Lewis, the neurotic funny man known to wear all black all the time, ironically became a comedian.
“I was always judged by my parents, so I picked a career where I am always judged,” Lewis said.
On his trademark black clothing he explained, “I look like a shadow, so it makes me feel comfortable to think nobody is watching me in case I am not funny.”
Lewis made his rise to fame mostly in stand-up but also in guest appearances on talk shows and popular sitcoms.
Guesting on over 100 talk shows, most noticeably “The Late Show with David Letterman,” “Tonight Show with Jay Leno” and “The Howard Stern Show,” Lewis said he continues to make appearances because he doesn’t turn anything down, especially shows where he always has an open door.
“I am more likely to be seen from one appearance on Jimmy’s (Fallon) show than performing stand-up in Phoenix to a sold out audience for over 30 years. I’m publicizing myself,” Lewis said.
Lewis owes a lot of his recent career to his life-long friend and “Curb Your Enthusiasm” co-star, Larry David.
Back when they were 12 years old, David and Lewis hated each other, Lewis said. They never got along, and Lewis said his now-best friend was a jerk.
It wasn’t until 13 years later that they reconnected.
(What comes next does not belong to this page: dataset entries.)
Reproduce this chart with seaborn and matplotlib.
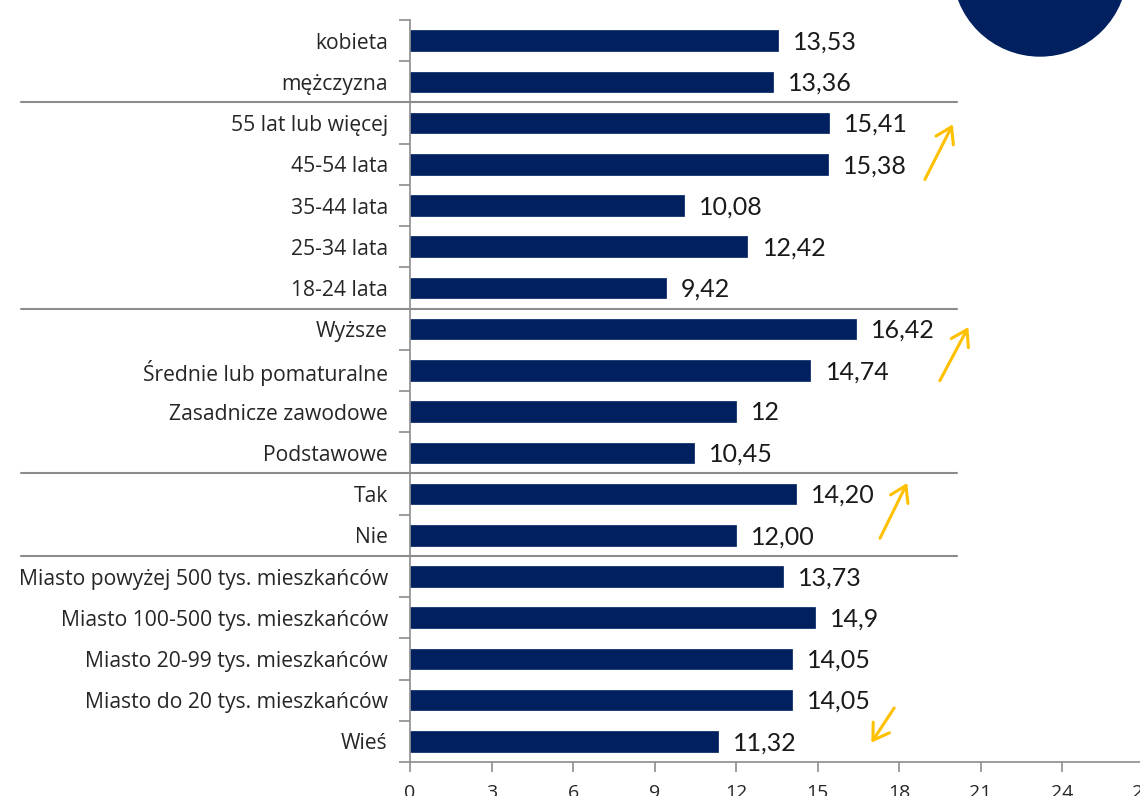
import matplotlib
matplotlib.use("Agg")
import matplotlib.pyplot as plt
from matplotlib.patches import Ellipse
from matplotlib.transforms import blended_transform_factory
import seaborn as sns
import pandas as pd

# Respondent groups (top to bottom) and the average value shown for each
categories = [
    "kobieta", "mężczyzna",
    "55 lat lub więcej", "45-54 lata", "35-44 lata", "25-34 lata", "18-24 lata",
    "Wyższe", "Średnie lub pomaturalne", "Zasadnicze zawodowe", "Podstawowe",
    "Tak", "Nie",
    "Miasto powyżej 500 tys. mieszkańców", "Miasto 100-500 tys. mieszkańców",
    "Miasto 20-99 tys. mieszkańców", "Miasto do 20 tys. mieszkańców", "Wieś",
]
value_labels = [
    "13,53", "13,36",
    "15,41", "15,38", "10,08", "12,42", "9,42",
    "16,42", "14,74", "12", "10,45",
    "14,20", "12,00",
    "13,73", "14,9", "14,05", "14,05", "11,32",
]
values = [float(s.replace(",", ".")) for s in value_labels]

# Index of the last row in each group (a separator is drawn below it)
group_ends = [1, 6, 10, 12]
x_ticks = list(range(0, 28, 3))

NAVY = "#002060"
GOLD = "#FFC000"
GRID_GRAY = "#8C8C8C"
TEXT = "#262626"

sns.set_theme(style="white")
plt.rcParams["font.family"] = ["Open Sans", "DejaVu Sans"]

W, H = 1140, 796
fig = plt.figure(figsize=(W / 100, H / 100), dpi=100)
ax = fig.add_axes([410 / W, 34 / H, (27 * 27.17) / W, (762 - 20) / H])

df = pd.DataFrame({"grupa": categories, "wartosc": values})
sns.barplot(data=df, x="wartosc", y="grupa", orient="h", color=NAVY,
            width=0.5, saturation=1, ax=ax, edgecolor=NAVY, linewidth=0.5)

ax.set_xlim(0, 27)
ax.set_ylim(len(categories) - 0.5, -0.5)
ax.set_xlabel("")
ax.set_ylabel("")

for side in ["top", "right"]:
    ax.spines[side].set_visible(False)
for side in ["left", "bottom"]:
    ax.spines[side].set_color(GRID_GRAY)
    ax.spines[side].set_linewidth(1.2)

# Category ticks: labels at bar centres, tick marks at row boundaries
ax.set_yticks(range(len(categories)))
ax.set_yticklabels(categories, fontsize=15.2, color=TEXT)
ax.set_yticks([i - 0.5 for i in range(len(categories) + 1)], minor=True)
ax.tick_params(axis="y", which="major", length=0, pad=16)
ax.tick_params(axis="y", which="minor", length=8, width=1.2, color=GRID_GRAY,
               direction="out", left=True)

ax.set_xticks(x_ticks)
ax.set_xticklabels([str(t) for t in x_ticks], fontsize=14, color=TEXT)
ax.tick_params(axis="x", which="major", length=7, width=1.2, color=GRID_GRAY,
               direction="out", bottom=True, pad=9)

# Value labels to the right of each bar
for i, (v, lab) in enumerate(zip(values, value_labels)):
    ax.annotate(lab, xy=(v, i), xytext=(11, -1), textcoords="offset points",
                ha="left", va="center", fontsize=18, color="#1a1a1a",
                family=["Lato", "DejaVu Sans"], fontweight="normal")

# Horizontal separators between the respondent groups
sep_tr = blended_transform_factory(fig.transFigure, ax.transData)
for g in group_ends:
    ax.plot([21 / W, 957 / W], [g + 0.5, g + 0.5], transform=sep_tr,
            color=GRID_GRAY, lw=1.5, clip_on=False, zorder=5)

# Trend arrows (start -> end, in value units / row units)
arrows = [
    ((18.95, 3.37), (19.98, 2.03)),
    ((19.50, 8.25), (20.55, 6.95)),
    ((17.30, 12.07), (18.30, 10.73)),
    ((17.82, 16.19), (16.98, 17.03)),
]
for (x0, y0), (x1, y1) in arrows:
    ax.annotate("", xy=(x1, y1), xytext=(x0, y0),
                arrowprops=dict(arrowstyle="->,head_length=0.55,head_width=0.35",
                                color=GOLD, lw=2.2, mutation_scale=20,
                                shrinkA=0, shrinkB=0),
                annotation_clip=False)

# Decorative circle in the top-right corner
fig.patches.append(Ellipse((1040 / W, (H + 31) / H), 174 / W, 174 / H,
                           transform=fig.transFigure, color=NAVY, zorder=10))

fig.savefig("out.png", dpi=100)
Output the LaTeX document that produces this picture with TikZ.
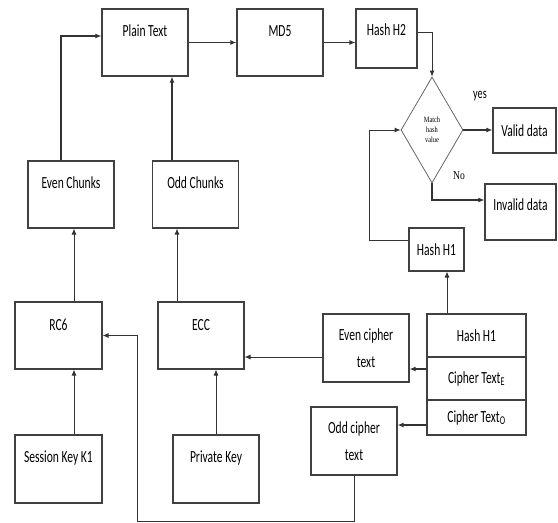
\documentclass[tikz,border=0pt]{standalone}
\usepackage{fontspec}
\newfontfamily\boxfont[FakeStretch=0.68]{Carlito}
\newfontfamily\serfont[FakeStretch=0.8]{Liberation Serif}
\usepackage{tikz}
\usetikzlibrary{shapes.geometric, arrows.meta}
\tikzset{
  block/.style     = {rectangle, draw=black!75, line width=1.1pt, fill=white,
                      inner sep=0pt, font=\boxfont\fontsize{17}{20}\selectfont,
                      align=center},            % plain boxes
  topbox/.style    = {block, text depth=#1},      % text pushed to the top
  decision/.style  = {diamond, draw=black!60, line width=0.8pt, aspect=0.585,
                      inner sep=0pt, font=\serfont\fontsize{8}{8}\selectfont,
                      align=center},
  arrow/.style     = {-{Latex[length=6pt,width=5pt]}, draw=black!80, line width=0.9pt},
  thickarrow/.style= {arrow, line width=1.6pt}
}

\begin{document}
\begin{tikzpicture}[x=1pt, y=-1pt]
  \useasboundingbox (0,0) rectangle (558,523);

  % top row
  \node[topbox=23pt, minimum width=86pt, minimum height=67pt] (plain) at (145,42.5) {Plain Text};
  \node[topbox=22pt, minimum width=86pt, minimum height=67pt] (md5) at (280,42.5) {MD5};
  \node[topbox=17pt, minimum width=61pt, minimum height=59pt] (h2) at (386.5,38.5) {Hash H2};

  % hash check
  \node[decision, minimum width=62pt, minimum height=106pt] (match) at (432,130) {Match\\[2pt]hash\\[2pt]value};
  \node[block, minimum width=63pt, minimum height=45pt] (valid) at (524.5,130.5) {Valid data};
  \node[topbox=14pt, minimum width=71pt, minimum height=56pt] (invalid) at (520.5,212) {Invalid data};
  \node[block, minimum width=55pt, minimum height=43pt] (h1top) at (436.5,249.5) {Hash H1};
  \node[font=\boxfont\fontsize{15}{17}\selectfont] (yes) at (480,96) {yes};
  \node[font=\serfont\fontsize{12}{13}\selectfont] (no) at (459,176) {No};

  % chunks
  \node[topbox=23pt, minimum width=86pt, minimum height=67pt] (evench) at (71,194.5) {Even Chunks};
  \node[topbox=23pt, minimum width=86pt, minimum height=67pt] (oddch) at (195.5,194.5) {Odd Chunks};

  % decryption
  \node[topbox=22pt, minimum width=87pt, minimum height=67pt] (rc6) at (58.5,335.5) {RC6};
  \node[topbox=22pt, minimum width=86pt, minimum height=67pt] (ecc) at (201,335.5) {ECC};
  \node[topbox=24pt, minimum width=87pt, minimum height=68pt] (sk) at (58.5,469) {Session Key K1};
  \node[topbox=24pt, minimum width=86pt, minimum height=68pt] (pk) at (216,469) {Private Key};

  % cipher texts
  \node[block, minimum width=86pt, minimum height=68pt] (evenct) at (366,348) {Even cipher\\[7pt]text};
  \node[block, minimum width=86pt, minimum height=68pt] (oddct) at (354,441) {Odd cipher\\[7pt]text};

  % received packet
  \node[block, minimum width=99pt, minimum height=43pt] (hash1b) at (476.5,335.5) {Hash H1};
  \node[block, minimum width=99pt, minimum height=43pt] (ctE) at (476.5,378.5) {Cipher Text\textsubscript{E}};
  \node[block, minimum width=99pt, minimum height=35pt] (ctO) at (476.5,417.5) {Cipher Text\textsubscript{O}};

  \coordinate (loop) at (137,521);

  % connectors
  \draw[thickarrow] ([xshift=-10pt]evench.north) |- ([yshift=6.5pt]plain.west);
  \draw[thickarrow] ([xshift=-23.5pt]oddch.north) coordinate (c1) -- (c1 |- plain.south);
  \draw[thickarrow] (plain.east) -- (md5.west);
  \draw[thickarrow] (md5.east) -- (md5.east -| h2.west);
  \draw[arrow] ([yshift=6.5pt]h2.east) -| (match.north);
  \draw[thickarrow] (match.east) -- (match.east -| valid.west);
  \draw[thickarrow] (match.south) |- ([yshift=12pt]invalid.west);
  \draw[arrow] ([yshift=9.5pt]h1top.west) -- ++(-39,0) |- (match.west);
  \draw[arrow] ([xshift=-29.5pt]hash1b.north) coordinate (c2) -- (c2 |- h1top.south);
  \draw[thickarrow] ([yshift=9.5pt]ctE.west) coordinate (c3) -- (c3 -| evenct.east);
  \draw[thickarrow] ([yshift=-7.5pt]ctO.west) coordinate (c4) -- (c4 -| oddct.east);
  \draw[arrow] ([yshift=-9pt]evenct.west) coordinate (c5) -- (c5 -| ecc.east);
  \draw[arrow] ([xshift=15.5pt]sk.north) coordinate (c6) -- (c6 |- rc6.south);
  \draw[arrow] (pk.north) -- (pk.north |- ecc.south);
  \draw[arrow] ([xshift=15.5pt]rc6.north) coordinate (c7) -- (c7 |- evench.south);
  \draw[arrow] ([xshift=-24pt]ecc.north) coordinate (c8) -- (c8 |- oddch.south);
  \draw[arrow] (oddct.south) |- (loop) |- (rc6.east);
\end{tikzpicture}
\end{document}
“We became best friends around the time I was getting into drugs and alcohol. I was a comedian, and Larry was a fan,” Lewis said.
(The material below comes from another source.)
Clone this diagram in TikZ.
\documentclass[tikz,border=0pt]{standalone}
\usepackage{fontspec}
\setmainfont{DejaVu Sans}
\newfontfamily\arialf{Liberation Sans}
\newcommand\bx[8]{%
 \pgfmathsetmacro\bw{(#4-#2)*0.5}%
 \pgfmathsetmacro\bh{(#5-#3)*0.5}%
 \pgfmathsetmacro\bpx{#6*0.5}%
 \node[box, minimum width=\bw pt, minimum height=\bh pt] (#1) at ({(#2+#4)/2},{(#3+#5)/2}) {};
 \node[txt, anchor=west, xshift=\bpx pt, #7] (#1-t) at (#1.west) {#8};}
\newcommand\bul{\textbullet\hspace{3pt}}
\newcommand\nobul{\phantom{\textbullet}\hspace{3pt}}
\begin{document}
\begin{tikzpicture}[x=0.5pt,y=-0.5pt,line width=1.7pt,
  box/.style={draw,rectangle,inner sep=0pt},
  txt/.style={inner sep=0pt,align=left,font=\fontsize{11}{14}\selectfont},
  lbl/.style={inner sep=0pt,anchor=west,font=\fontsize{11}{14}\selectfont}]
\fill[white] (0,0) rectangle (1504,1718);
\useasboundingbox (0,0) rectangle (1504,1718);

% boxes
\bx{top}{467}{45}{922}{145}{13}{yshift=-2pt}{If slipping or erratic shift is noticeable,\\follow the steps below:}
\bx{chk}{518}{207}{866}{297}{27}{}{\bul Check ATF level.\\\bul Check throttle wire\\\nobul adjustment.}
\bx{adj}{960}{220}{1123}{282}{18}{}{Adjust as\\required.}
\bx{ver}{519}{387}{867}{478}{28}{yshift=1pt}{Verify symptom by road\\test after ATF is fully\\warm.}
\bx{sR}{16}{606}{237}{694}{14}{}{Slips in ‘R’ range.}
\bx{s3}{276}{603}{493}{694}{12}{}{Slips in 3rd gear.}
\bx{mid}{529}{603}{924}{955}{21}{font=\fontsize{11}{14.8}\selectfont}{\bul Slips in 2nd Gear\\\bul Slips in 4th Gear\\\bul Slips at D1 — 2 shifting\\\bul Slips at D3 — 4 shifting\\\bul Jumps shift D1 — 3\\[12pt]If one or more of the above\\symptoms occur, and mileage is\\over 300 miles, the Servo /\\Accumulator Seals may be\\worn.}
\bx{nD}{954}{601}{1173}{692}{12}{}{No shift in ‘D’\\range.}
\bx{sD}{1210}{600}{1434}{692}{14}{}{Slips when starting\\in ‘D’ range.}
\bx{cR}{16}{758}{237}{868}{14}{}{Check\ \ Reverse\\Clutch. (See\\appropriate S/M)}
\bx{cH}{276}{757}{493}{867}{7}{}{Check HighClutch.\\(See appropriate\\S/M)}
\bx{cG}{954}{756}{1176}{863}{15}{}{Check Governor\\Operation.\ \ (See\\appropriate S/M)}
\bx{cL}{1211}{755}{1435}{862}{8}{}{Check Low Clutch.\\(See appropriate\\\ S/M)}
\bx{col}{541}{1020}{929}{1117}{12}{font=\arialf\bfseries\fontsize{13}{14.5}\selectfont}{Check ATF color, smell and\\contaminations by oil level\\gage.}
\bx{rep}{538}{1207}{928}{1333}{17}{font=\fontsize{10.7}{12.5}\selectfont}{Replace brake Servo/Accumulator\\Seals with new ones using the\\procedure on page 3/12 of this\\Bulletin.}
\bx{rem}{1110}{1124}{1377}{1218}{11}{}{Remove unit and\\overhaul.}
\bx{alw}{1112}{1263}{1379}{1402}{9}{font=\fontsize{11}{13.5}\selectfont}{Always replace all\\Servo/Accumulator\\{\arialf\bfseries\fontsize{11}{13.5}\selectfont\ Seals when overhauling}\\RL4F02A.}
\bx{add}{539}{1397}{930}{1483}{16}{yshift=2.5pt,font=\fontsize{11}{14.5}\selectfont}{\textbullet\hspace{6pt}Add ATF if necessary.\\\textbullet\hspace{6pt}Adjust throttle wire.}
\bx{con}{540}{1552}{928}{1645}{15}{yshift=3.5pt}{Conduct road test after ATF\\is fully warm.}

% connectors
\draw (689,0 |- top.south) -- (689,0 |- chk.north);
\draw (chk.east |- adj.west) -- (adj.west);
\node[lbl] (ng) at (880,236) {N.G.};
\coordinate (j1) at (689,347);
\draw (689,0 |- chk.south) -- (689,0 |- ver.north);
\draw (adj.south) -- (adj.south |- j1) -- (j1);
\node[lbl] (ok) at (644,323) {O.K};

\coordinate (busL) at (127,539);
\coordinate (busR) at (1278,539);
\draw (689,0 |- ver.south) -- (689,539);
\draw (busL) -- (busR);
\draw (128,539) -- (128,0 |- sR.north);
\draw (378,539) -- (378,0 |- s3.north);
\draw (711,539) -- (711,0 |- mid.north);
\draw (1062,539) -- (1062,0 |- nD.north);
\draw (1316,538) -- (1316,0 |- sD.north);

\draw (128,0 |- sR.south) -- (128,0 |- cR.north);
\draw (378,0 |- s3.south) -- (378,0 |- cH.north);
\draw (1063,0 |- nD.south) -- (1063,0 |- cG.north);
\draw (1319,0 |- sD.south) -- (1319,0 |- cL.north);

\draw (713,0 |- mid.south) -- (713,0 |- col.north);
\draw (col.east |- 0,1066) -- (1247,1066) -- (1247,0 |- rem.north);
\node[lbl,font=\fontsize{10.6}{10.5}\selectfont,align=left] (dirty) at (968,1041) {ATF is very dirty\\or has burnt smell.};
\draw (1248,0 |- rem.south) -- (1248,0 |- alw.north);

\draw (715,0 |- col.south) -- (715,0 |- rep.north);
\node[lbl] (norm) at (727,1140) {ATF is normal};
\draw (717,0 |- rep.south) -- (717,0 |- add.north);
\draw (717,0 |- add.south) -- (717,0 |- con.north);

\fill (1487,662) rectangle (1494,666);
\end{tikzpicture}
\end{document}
Lewis, now 18 years sober, said David helped him achieve sobriety and came to his house in 2000 to offer a role in David’s show, “Curb Your Enthusiasm,” as himself.
“It was a great thing for my career, and I am eternally grateful for the guy, but I was reluctant for a minute because I had to play myself,” Lewis said.
Lewis accepted the job on one condition: He didn’t want to be on just one episode.
“No cameos. I had to be on the show for real,” he said.
Lewis said he doesn’t know if the cult show will be back for a ninth season, though he would love to be back, and he would never ask David if the show will return because he gets easily annoyed like his character.
“I can annoy him lightning speed. I think that is why I was hired,” Lewis said.
Whatever happens, Lewis said he would continue to do stand-up, though he said he has no interest in having his own talk show.
“I would love to continue to act and possibly write a dramatic play before I am out of this business,” he said. “When I am done I will always be known as a comedian. The other stuff is just extra. I am proud to be a stand-up comic.”
Lewis has coined his most popular joke “the (blank) from hell” which has been picked up in the “Yale Book of Quotations” and got its own episode on season two of “Curb Your Enthusiasm.”
Lewis made the joke popular when he started his stand-up gig referencing a bad dentist calling him “the dentist from hell” and changing it to work with anything else.
Lewis will be bringing his tour to Phoenix on Jan. 25 and 26 to the Stand Up Live Comedy Theater. Tickets can be purchased for $22.